Both are built by FCA, have four doors, turbo V6 engines and similar price tags.
Let's play a fun game of "Name That Car." We'll give you a few hints. The car we are thinking of is from an Italian brand, has four doors and a twin-turbo V6 engine, its parent company is FCA and costs between $70,000 to $80,000. If you said the Maserati Ghibli, you were right. If you said the Alfa Romeo Giulia Quadrifoglio, you were also right. This made us think: What's the difference between these two cars? On paper they appear to be very similar, but what does really set these cars apart other than their Italian badges?

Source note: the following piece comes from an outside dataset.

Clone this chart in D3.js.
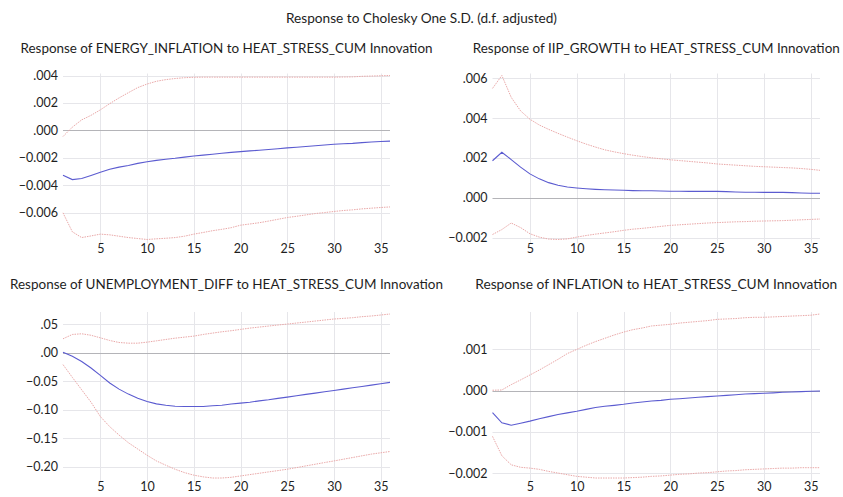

Let's start with the most important thing, the price. Here the base Giulia holds the advantage over the Ghibli because it starts at just $37,995 for the 2.0-liter version with 280 hp. However, since the base Ghibli starts at $71,600 with the 345 hp version of the twin-turbo 3.0-liter V6, this wouldn't be a fair comparison. Instead, we wanted to compare the Ghibli to the flagship Giulia Quadrifolgio which begins at $72,000 and comes with a 505 hp 2.9-liter twin-turbo V6. This means that for just $400 more than a base Ghibli, you could have the far more powerful Giulia QV. In the performance category, the Alfa has the Maserati licked with a 3.6 second 0-60 sprint compared to 5.5 seconds with the Maserati.

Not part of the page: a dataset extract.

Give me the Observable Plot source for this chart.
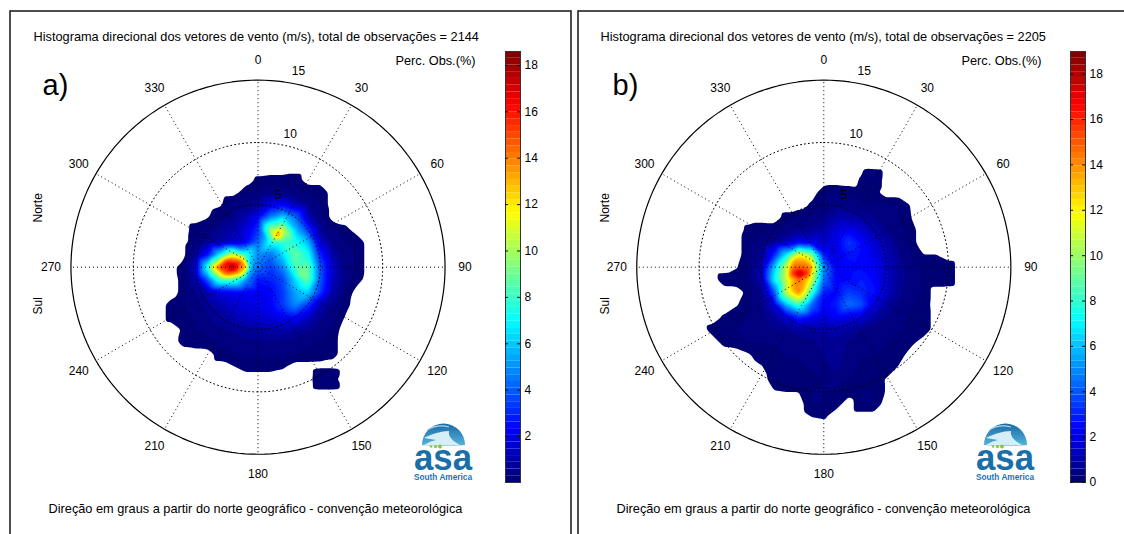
<!DOCTYPE html>
<html><head><meta charset="utf-8">
<style>
html,body{margin:0;padding:0;background:#fff;overflow:hidden;width:1124px;height:534px}
#c{position:relative;width:1124px;height:534px;overflow:hidden}
#c>*{position:absolute;top:0}
</style>
<script src="https://cdn.jsdelivr.net/npm/d3@7"></script>
<script src="https://cdn.jsdelivr.net/npm/@observablehq/plot@0.6"></script>
</head><body><div id="c"></div>
<script>
const angles=[0,30,60,90,120,150,180,210,240,270,300,330];
const radii=[5,10,15];
const titleA="Histograma direcional dos vetores de vento (m/s), total de observações = 2144";
const titleB="Histograma direcional dos vetores de vento (m/s), total de observações = 2205";
const caption="Direção em graus a partir do norte geográfico - convenção meteorológica";
const xsA=[-8,-7,-6,-5,-4,-3,-2,-1,0,1,2,3,4,5,6,7,8,9];
const ysA=[8,7,6,5,4,3,2,1,0,-1,-2,-3,-4,-5,-6,-7,-8,-9,-10];
const gridA=[
[0,0,0,0,0,0,0,0,0,0,0,0,0,0,0,0,0,0],
[0,0,0,0,0,0,0,0,.17,.2,.2,.24,0,0,0,0,0,0],
[0,0,0,0,0,0,0,.25,.35,.45,.45,.35,.3,.3,0,0,0,0],
[0,0,0,0,0,.08,.4,.5,.8,2,2.4,1.5,.6,.3,0,0,0,0],
[0,0,0,0,.1,.35,.6,1.2,2.4,5,6.5,4.5,1.3,.4,0,0,0,0],
[0,0,0,.25,.4,.7,1.1,1.8,3.3,10,11,6,3.5,.9,.35,.2,0,0],
[0,0,0,.3,.7,1,1.5,2.3,4.3,7.5,8,7.5,6,1.6,.5,.3,.25,0],
[0,0,0,.7,2.7,7,11,8,5,4.5,6.5,9,7.5,3,1,.4,.25,0],
[0,0,.25,1.7,8,16,18.6,13.5,4.5,3.5,5,8.5,9,4,1.5,.45,.25,0],
[0,0,.2,1,4.3,8.5,8.5,5.3,2.8,3,3.8,6.5,9,4,1.4,.5,.2,0],
[0,0,.2,.6,1.2,2,2.3,2.3,2.2,2.4,3.5,5.5,6.5,3.5,1.1,.3,0,0],
[0,.2,.3,.45,.8,1.2,1.7,1.9,2.1,2.4,3.5,5,3.5,1.3,.6,.2,0,0],
[0,.2,.25,.35,.55,.9,1.2,1.5,1.7,1.9,2.2,2.6,1.6,.7,.4,.1,0,0],
[0,0,.15,.3,.35,.5,.7,.9,1,1.1,1.1,1,.7,.45,.25,0,0,0],
[0,0,.2,.25,.3,.35,.4,.5,.55,.55,.5,.45,.35,.3,.2,0,0,0],
[0,0,0,0,0,.25,.3,.35,.35,.35,.35,.3,.3,.28,.2,0,0,0],
[0,0,0,0,0,0,.1,.2,.2,.2,.15,0,0,0,0,0,0,0],
[0,0,0,0,0,0,0,0,0,0,0,0,0,.35,.18,0,0,0],
[0,0,0,0,0,0,0,0,0,0,0,0,0,0,0,0,0,0]];
const extraA=[[-2.5,.4,16.5],[-1.5,.4,15.5],[-2.5,-.5,15],[-1.5,-.5,13],[-3.5,0,12.5],[-.6,0,6],[1.66,2.67,14.5],[3.4,-.5,9.5],
[5,-8.3,.3],[5.9,-8.3,.3],[5,-9.5,.3],[5.9,-9.5,.3],[5.4,-8.9,.4]];
const xsB=[-10,-9,-8,-7,-6,-5,-4,-3,-2,-1,0,1,2,3,4,5,6,7,8,9,10,11];
const ysB=[8,7,6,5,4,3,2,1,0,-1,-2,-3,-4,-5,-6,-7,-8,-9,-10,-11,-12,-13];
const gridB=[
[0,0,0,0,0,0,0,0,0,0,0,0,0,0,0,0,0,0,0,0,0,0],
[0,0,0,0,0,0,0,0,0,0,0,0,0,.15,.35,0,0,0,0,0,0,0],
[0,0,0,0,0,0,0,0,0,0,.25,.3,.25,.2,.2,0,0,0,0,0,0,0],
[0,0,0,0,0,0,0,0,0,.15,.3,.5,.5,.35,.3,.3,.3,.1,0,0,0,0],
[0,0,0,0,0,0,0,.2,.3,.35,.6,1.1,1.2,.9,.6,.4,.3,.12,0,0,0,0],
[0,0,0,0,.2,.28,.25,.4,.6,.7,1.2,1.8,2.3,1.8,1.1,.6,.35,.2,0,0,0,0],
[0,0,0,0,.3,.3,.7,1.4,2.3,2,1.6,2.2,3.5,2.6,1.8,1.1,.45,.2,0,0,0,0],
[0,0,0,0,.3,.7,3,7,12,10,3,2,2.8,2.6,2.1,1.4,.6,.3,.12,.12,0,0],
[0,0,0,.1,.3,1.2,6,11,15,14,5,2.3,2.5,2.6,2.4,1.6,.8,.35,.28,.28,.25,0],
[0,0,.25,.28,.3,1.2,7,11,15,11.5,4.5,2.4,2.6,3,2.6,1.6,.8,.35,.28,.28,.25,0],
[0,0,0,0,.2,.6,4,11,14.5,8.5,3,2.5,3.6,3.2,2.8,1.6,.7,.35,.28,0,0,0],
[0,0,0,.1,.25,.5,2,6,8.5,4.5,2.4,3,4.6,4,2,1,.5,.3,.25,0,0,0],
[0,0,.15,.25,.3,.45,.9,1.9,3.3,2.4,1.9,2.4,2.1,2,1,.6,.4,.28,.28,0,0,0],
[0,.2,.28,.3,.3,.4,.55,.7,.9,.9,.9,1.1,.9,.6,.45,.35,.3,.28,.28,0,0,0],
[0,0,.2,.25,.3,.3,.3,.35,.4,.5,.7,.8,.55,.4,.3,.3,.25,.2,0,0,0,0],
[0,0,0,0,.1,.25,.28,.3,.3,.35,.6,.8,.45,.3,.3,.28,.25,0,0,0,0,0],
[0,0,0,0,0,.1,.28,.28,.28,.3,.45,.7,.35,.28,.28,.28,.1,0,0,0,0,0],
[0,0,0,0,0,0,.25,.28,.28,.28,.3,.4,.3,.25,.2,.1,0,0,0,0,0,0],
[0,0,0,0,0,0,.1,.12,.12,.3,.3,.25,.2,.3,.3,.1,0,0,0,0,0,0],
[0,0,0,0,0,0,0,0,0,.3,.3,.2,0,.3,.3,0,0,0,0,0,0,0],
[0,0,0,0,0,0,0,0,0,.12,.15,0,0,0,0,0,0,0,0,0,0,0],
[0,0,0,0,0,0,0,0,0,0,0,0,0,0,0,0,0,0,0,0,0,0]];
const extraB=[[-1.9,-.5,18.8],[-2.5,-.5,16],[-1.3,-.5,16],[-2.4,.4,14],[-1.5,.4,14],[-2.4,-1.5,14],[-1.6,-1.6,13.5],
[3.5,7.7,.3],[4.3,7.6,.3]];
const ticksA=[2,4,6,8,10,12,14,16,18];
const ticksB=[0,2,4,6,8,10,12,14,16,18];

const FONT="'Liberation Sans',Arial,sans-serif";
const UNIT=12.47, CY=266.7, STOPS=[0,.125,.375,.625,.875,1];
const JET=["#00006e","#0000ff","#00ffff","#ffff00","#ff0000","#7a0000"];
const colorOf=(lo,hi)=>({type:"linear",domain:STOPS.map(s=>lo+s*(hi-lo)),range:JET,interpolate:"rgb",clamp:true});
const polar=(a,r)=>({x:r*Math.sin(a*Math.PI/180),y:r*Math.cos(a*Math.PI/180)});
let uid=0;
function logo(ox){return ()=>{
  const id="g"+(++uid), g=document.createElementNS("http://www.w3.org/2000/svg","g");
  g.setAttribute("transform",`translate(${ox},0)`);
  g.innerHTML=`<defs><linearGradient id="${id}" x1="0" y1="0" x2="0" y2="1"><stop offset="0" stop-color="#1a6aa5"/><stop offset="1" stop-color="#58b4da"/></linearGradient></defs>
  <path d="M422 445A21.5 21.5 0 0 1 465 445Q443 447 422 445Z" fill="url(#${id})"/>
  <path d="M424 438C432 434 441 431 449 431C448 437 453 441 460 445Q440 446 424 445Q430 441 436 440Q430 439 424 438Z" fill="#d6eef7"/>
  <path d="M427 430C434 426 442 425 449 427" fill="none" stroke="#a9d6ea" stroke-width="1.2"/>
  <circle cx="431" cy="446.5" r="1.2" fill="#8cc63f"/><circle cx="435.5" cy="446.5" r="1.6" fill="#8cc63f"/><circle cx="440" cy="446.5" r="2" fill="#8cc63f"/>
  <text x="414" y="470" text-anchor="start" font-family="${FONT}" font-weight="bold" font-size="37" fill="#1b6fa9" textLength="58" lengthAdjust="spacingAndGlyphs">asa</text>
  <text x="414" y="480" text-anchor="start" font-family="${FONT}" font-weight="bold" font-size="9.5" fill="#1c72b8" textLength="58" lengthAdjust="spacingAndGlyphs">South America</text>`;
  return g;
};}
const labelDx={5:4,10:0,15:-8}, labelDy={5:-12,10:-13,15:-15};
function panel(o){
  const pts=[];
  o.ys.forEach((y,i)=>o.xs.forEach((x,j)=>pts.push({x,y,v:o.grid[i][j]??0})));
  o.extra.forEach(([x,y,v])=>pts.push({x,y,v}));
  const thresholds=[.12,...d3.range(1,64).map(k=>o.lo+k*(o.hi-o.lo)/64)];
  const ring=radii.flatMap(r=>d3.range(0,361,2).map(a=>({r,...polar(a,r)})));
  const W=o.width,H=534;
  const t=(s,extra)=>Plot.text([s],{text:d=>d,fill:"black",fontSize:12.75,...extra});
  return Plot.plot({width:W,height:H,margin:0,style:{fontFamily:FONT,background:"transparent"},
    x:{domain:[-o.cx/UNIT,(W-o.cx)/UNIT],axis:null},
    y:{domain:[-(H-CY)/UNIT,CY/UNIT],axis:null},
    color:colorOf(o.lo,o.hi),
    marks:[
      Plot.frame({stroke:"#222",strokeWidth:1.6,insetLeft:o.frameL,insetTop:10.5,insetRight:o.frameR,insetBottom:-6}),
      Plot.contour(pts,{x:"x",y:"y",fill:"v",interpolate:"barycentric",thresholds,pixelSize:1,blur:1,stroke:"none"}),
      Plot.line(ring.filter(d=>d.r<15),{x:"x",y:"y",z:"r",stroke:"black",strokeWidth:1,strokeDasharray:"1,3"}),
      Plot.link(angles,{x1:0,y1:0,x2:a=>polar(a,15).x,y2:a=>polar(a,15).y,stroke:"black",strokeWidth:1,strokeDasharray:"1,3"}),
      Plot.line(ring.filter(d=>d.r==15),{x:"x",y:"y",stroke:"black",strokeWidth:1.2}),
      Plot.text(angles,{x:a=>polar(a,16.6).x,y:a=>polar(a,16.6).y,text:a=>String(a),fill:"black",fontSize:12}),
      ...radii.map(r=>Plot.text([r],{x:r=>polar(15,r).x,y:r=>polar(15,r).y,text:r=>String(r),fill:"black",fontSize:12,dx:labelDx[r],dy:labelDy[r]})),
      t(o.title,{frameAnchor:"top-left",dx:o.titleX,dy:36,lineAnchor:"middle"}),
      t("Perc. Obs.(%)",{frameAnchor:"top-left",dx:o.percX,dy:60,lineAnchor:"middle",textAnchor:"end"}),
      t(o.letter,{frameAnchor:"top-left",dx:o.letterX,dy:85,lineAnchor:"middle",fontSize:29}),
      t("Norte",{frameAnchor:"top-left",dx:o.sideX,dy:222,rotate:-90,lineAnchor:"middle",fontSize:12}),
      t("Sul",{frameAnchor:"top-left",dx:o.sideX,dy:314,rotate:-90,lineAnchor:"middle",fontSize:12}),
      t(caption,{frameAnchor:"top-left",dx:o.capX,dy:508,lineAnchor:"middle"}),
      logo(o.logoX)
    ]});
}
function colorbar(o){
  const levels=d3.range(64);
  const s=(o.hi-o.lo)/64;
  return Plot.plot({width:50,height:534,marginTop:51,marginBottom:52,marginLeft:1,marginRight:34,
    style:{fontFamily:FONT,background:"transparent"},
    x:{domain:[0,1],axis:null},
    y:{domain:[o.lo,o.hi],axis:null},
    color:colorOf(o.lo,o.hi),
    marks:[
      Plot.rect(levels,{x1:0,x2:1,y1:k=>o.lo+k*s,y2:k=>o.lo+(k+1)*s,fill:k=>o.lo+(k+.5)*s}),
      Plot.frame({stroke:"#333",strokeWidth:1}),
      Plot.ruleY(o.ticks,{x1:0,x2:.2,stroke:"#111",strokeWidth:1}),
      Plot.ruleY(o.ticks,{x1:.8,x2:1,stroke:"#111",strokeWidth:1}),
      Plot.text(o.ticks,{x:1,y:d=>d,text:d=>String(d),textAnchor:"start",dx:4,fill:"black",fontSize:12})
    ]});
}
const c=document.getElementById("c");
function put(node,left){node.style.left=left+"px";c.appendChild(node);}
put(panel({xs:xsA,ys:ysA,grid:gridA,extra:extraA,lo:.02,hi:18.6,width:574,cx:257.5,frameL:9.5,frameR:3.5,
  title:titleA,titleX:33,percX:475,letter:"a)",letterX:42,sideX:38,capX:48,logoX:0}),0);
put(panel({xs:xsB,ys:ysB,grid:gridB,extra:extraB,lo:0,hi:19,width:550,cx:249.3,frameL:3.5,frameR:-6,
  title:titleB,titleX:26,percX:467,letter:"b)",letterX:38,sideX:31,capX:42,logoX:-12}),574);
put(colorbar({lo:.02,hi:18.6,ticks:ticksA}),504);
put(colorbar({lo:0,hi:19,ticks:ticksB}),1069);
</script></body></html>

The comparison does get a little closer when comparing the Giulia QV to the more powerful Ghibli S which has 404 hp. The Ghibli S can hit 60 mph in 4.9 seconds, which still trails the Giulia by a pretty large margin. Perhaps the Maserati can gain some ground in the luxury category? The Ghibli is 13 inches longer than the Giulia and nine inches wider. It also has a wheelbase that is seven inches longer than the Giulia, which should provide more space on the inside. The Ghibli is supposed to be a competitor to the mid-sized cars from Germany like the Audi A6 and BMW 5 Series. However, we did some digging and found that the Ghibli actually has less front and rear legroom than the "smaller" Audi A4.

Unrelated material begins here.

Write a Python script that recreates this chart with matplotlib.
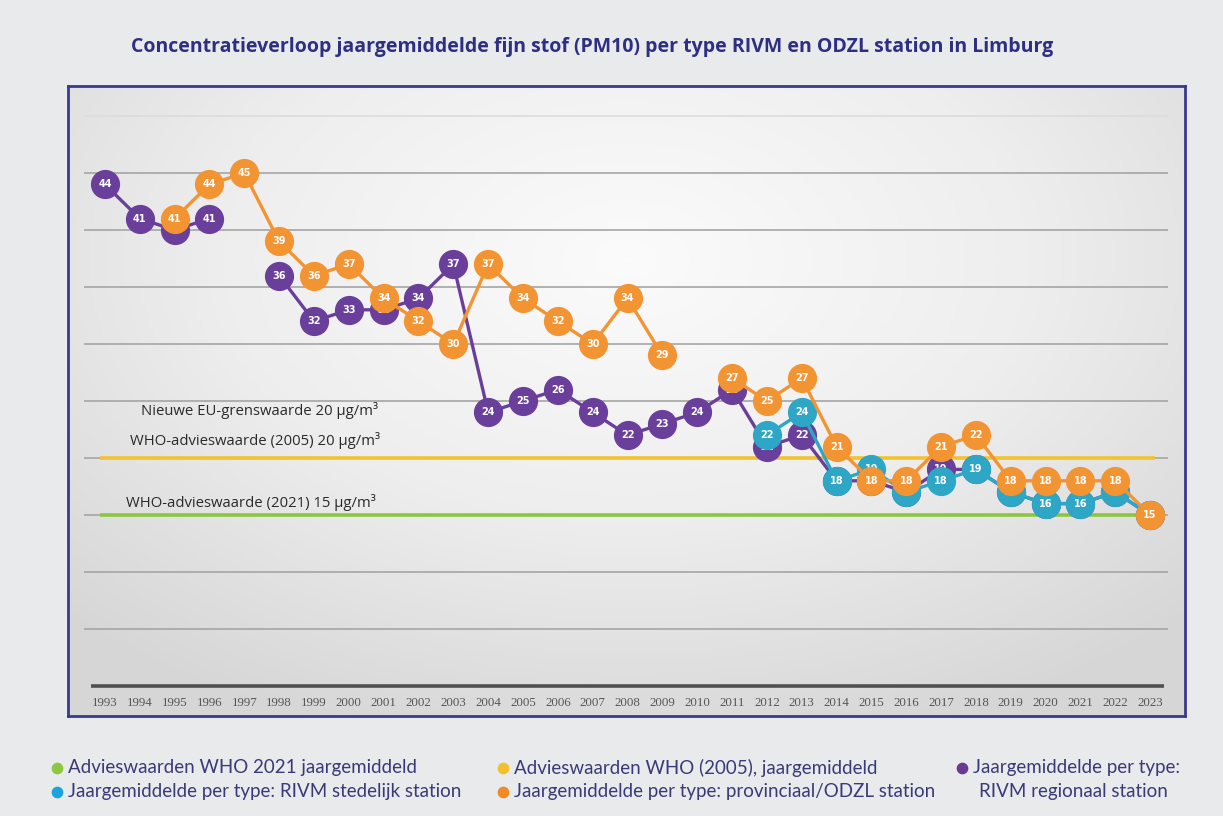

So far, we have established that the Maserati Ghibli doesn't really deliver on its price tag in the categories of performance or luxury, but it should be able to show its worth in prestige. The Maserati trident was once the shining beacon of Italian style and comfort that stood just below the prancing horse of Ferrari. Maserati was just that, a sort of "baby Ferrari." This trend is continued today with the Ghibli and Quattroporte that are both basically "four-door Ferraris." However, recent tests of the Giulia QV have drawn a lot of comparisons to the idea of the "four-door Ferrari" moniker, and we think that FCA accidentally gave all of Maserati's former pedigree to Alfa Romeo with the Giulia QV.
The term "pedigree" gets tossed around a lot in the automotive world, and the dictionary definition says that it is "the recorded ancestry, especially upper-class ancestry, of a person or family" or "the the record of descent of an animal, showing it to be purebred." This may sound irrelevant, but in the car world, pedigree is used to say that a car is built by a company with experience in racing or building exceptional cars, not heaps of junk. In the case of these two cars, Alfa Romeo and Maserati have both have checkered pasts, so we need to just focus on the current Giulia and Ghibli. Both cars have twin-turbo V6 engines with "Ferrari influence" that are around the same size, but they are not the same engine.
The Ghibli has a Ferrari F160 engine that is a 3.0-liter (2,979 cc) V6 with a turbocharger for each cylinder bank. Maserati likes to stress the Modena connection, and the engine is indeed designed and assembled by Ferrari. However, the block is based on the Chrysler Pentastar V6 and is machined (to Ferrari's specifications) at Chrysler's Kokomo, Indiana and Trenton Engine Plants. While the Ghibli's engine does sound very nice under full throttle, the Chrysler origins don't exactly scream pedigree. The Giulia's Ferrari F154 engine is a very different story. Unlike the Ghibli's F160 engine, which is only used in Maserati products, different versions of the F154 are used in several Ferrari cars.
In fact, the F154 is used in the California T, Quattroporte GTS, 488 GTB and GTC4Lusso T with some differences. The Giulia QV's 2.9-liter (2,891 cc) V6 version shares the same stroke and bore as the California T and has been affectionately called "the Ferrari V8 with two cylinders lobbed off." Maserati is said to be working on a V8 engine with over 500 hp that will be based on the F154 engine, but until that happens we think that the Giulia could steal a lot of thunder from its corporate cousin. The Maserati has the more upscale badge, but the Giulia QV has a lot more going for it, overall. We hope that Alfa Romeo is here to stay in the US, because its first model has already made us fall in love.